◆ **EXERCISE DETAILS**: Copy exactly the lines that run from the top of the listing to the line containing "(reorder) at (714.5,369)", both ends included, and omit the pictures.

╭─ SUPPLIED INFORMATION

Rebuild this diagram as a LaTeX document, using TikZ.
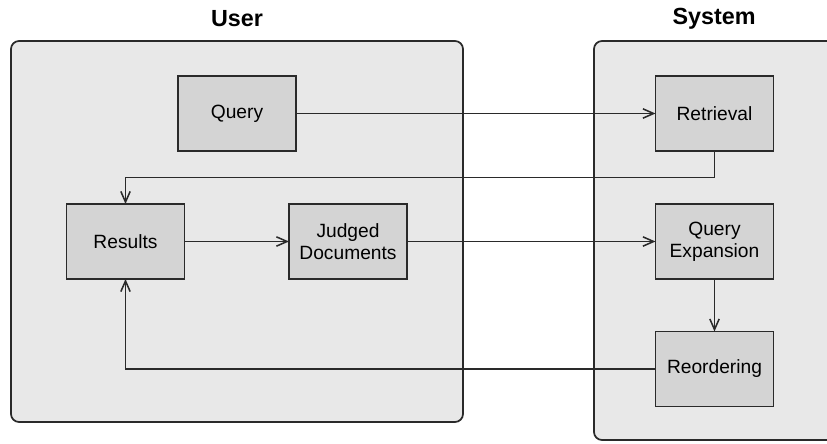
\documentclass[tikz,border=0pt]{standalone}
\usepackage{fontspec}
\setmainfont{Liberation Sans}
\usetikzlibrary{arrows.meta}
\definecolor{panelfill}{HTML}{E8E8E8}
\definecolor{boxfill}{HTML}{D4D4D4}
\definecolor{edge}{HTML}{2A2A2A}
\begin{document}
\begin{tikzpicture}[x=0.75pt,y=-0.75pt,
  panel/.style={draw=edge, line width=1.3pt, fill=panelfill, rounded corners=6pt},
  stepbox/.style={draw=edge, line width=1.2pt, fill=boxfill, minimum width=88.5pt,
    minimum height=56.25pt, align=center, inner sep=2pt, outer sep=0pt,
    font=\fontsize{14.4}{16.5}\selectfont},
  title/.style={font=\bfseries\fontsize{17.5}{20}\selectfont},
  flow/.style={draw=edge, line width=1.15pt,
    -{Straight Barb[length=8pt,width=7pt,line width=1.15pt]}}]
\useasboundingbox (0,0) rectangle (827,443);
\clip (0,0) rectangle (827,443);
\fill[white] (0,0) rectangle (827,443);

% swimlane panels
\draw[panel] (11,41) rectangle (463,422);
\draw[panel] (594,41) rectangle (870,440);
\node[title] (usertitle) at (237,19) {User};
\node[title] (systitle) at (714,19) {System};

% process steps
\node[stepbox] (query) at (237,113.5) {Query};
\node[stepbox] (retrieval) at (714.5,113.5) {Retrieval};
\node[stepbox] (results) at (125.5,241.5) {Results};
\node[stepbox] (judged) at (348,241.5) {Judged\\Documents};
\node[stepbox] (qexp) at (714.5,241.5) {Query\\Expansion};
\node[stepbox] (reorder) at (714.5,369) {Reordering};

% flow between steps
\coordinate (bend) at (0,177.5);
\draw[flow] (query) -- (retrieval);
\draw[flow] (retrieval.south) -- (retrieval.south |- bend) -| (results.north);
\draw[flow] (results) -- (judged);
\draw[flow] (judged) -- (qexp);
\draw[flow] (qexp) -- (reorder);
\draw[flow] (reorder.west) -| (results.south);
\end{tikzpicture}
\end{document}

╰─

◆ **THE SOLUTION**:
Rebuild this diagram as a LaTeX document, using TikZ.
\documentclass[tikz,border=0pt]{standalone}
\usepackage{fontspec}
\setmainfont{Liberation Sans}
\usetikzlibrary{arrows.meta}
\definecolor{panelfill}{HTML}{E8E8E8}
\definecolor{boxfill}{HTML}{D4D4D4}
\definecolor{edge}{HTML}{2A2A2A}
\begin{document}
\begin{tikzpicture}[x=0.75pt,y=-0.75pt,
  panel/.style={draw=edge, line width=1.3pt, fill=panelfill, rounded corners=6pt},
  stepbox/.style={draw=edge, line width=1.2pt, fill=boxfill, minimum width=88.5pt,
    minimum height=56.25pt, align=center, inner sep=2pt, outer sep=0pt,
    font=\fontsize{14.4}{16.5}\selectfont},
  title/.style={font=\bfseries\fontsize{17.5}{20}\selectfont},
  flow/.style={draw=edge, line width=1.15pt,
    -{Straight Barb[length=8pt,width=7pt,line width=1.15pt]}}]
\useasboundingbox (0,0) rectangle (827,443);
\clip (0,0) rectangle (827,443);
\fill[white] (0,0) rectangle (827,443);

% swimlane panels
\draw[panel] (11,41) rectangle (463,422);
\draw[panel] (594,41) rectangle (870,440);
\node[title] (usertitle) at (237,19) {User};
\node[title] (systitle) at (714,19) {System};

% process steps
\node[stepbox] (query) at (237,113.5) {Query};
\node[stepbox] (retrieval) at (714.5,113.5) {Retrieval};
\node[stepbox] (results) at (125.5,241.5) {Results};
\node[stepbox] (judged) at (348,241.5) {Judged\\Documents};
\node[stepbox] (qexp) at (714.5,241.5) {Query\\Expansion};
\node[stepbox] (reorder) at (714.5,369) {Reordering};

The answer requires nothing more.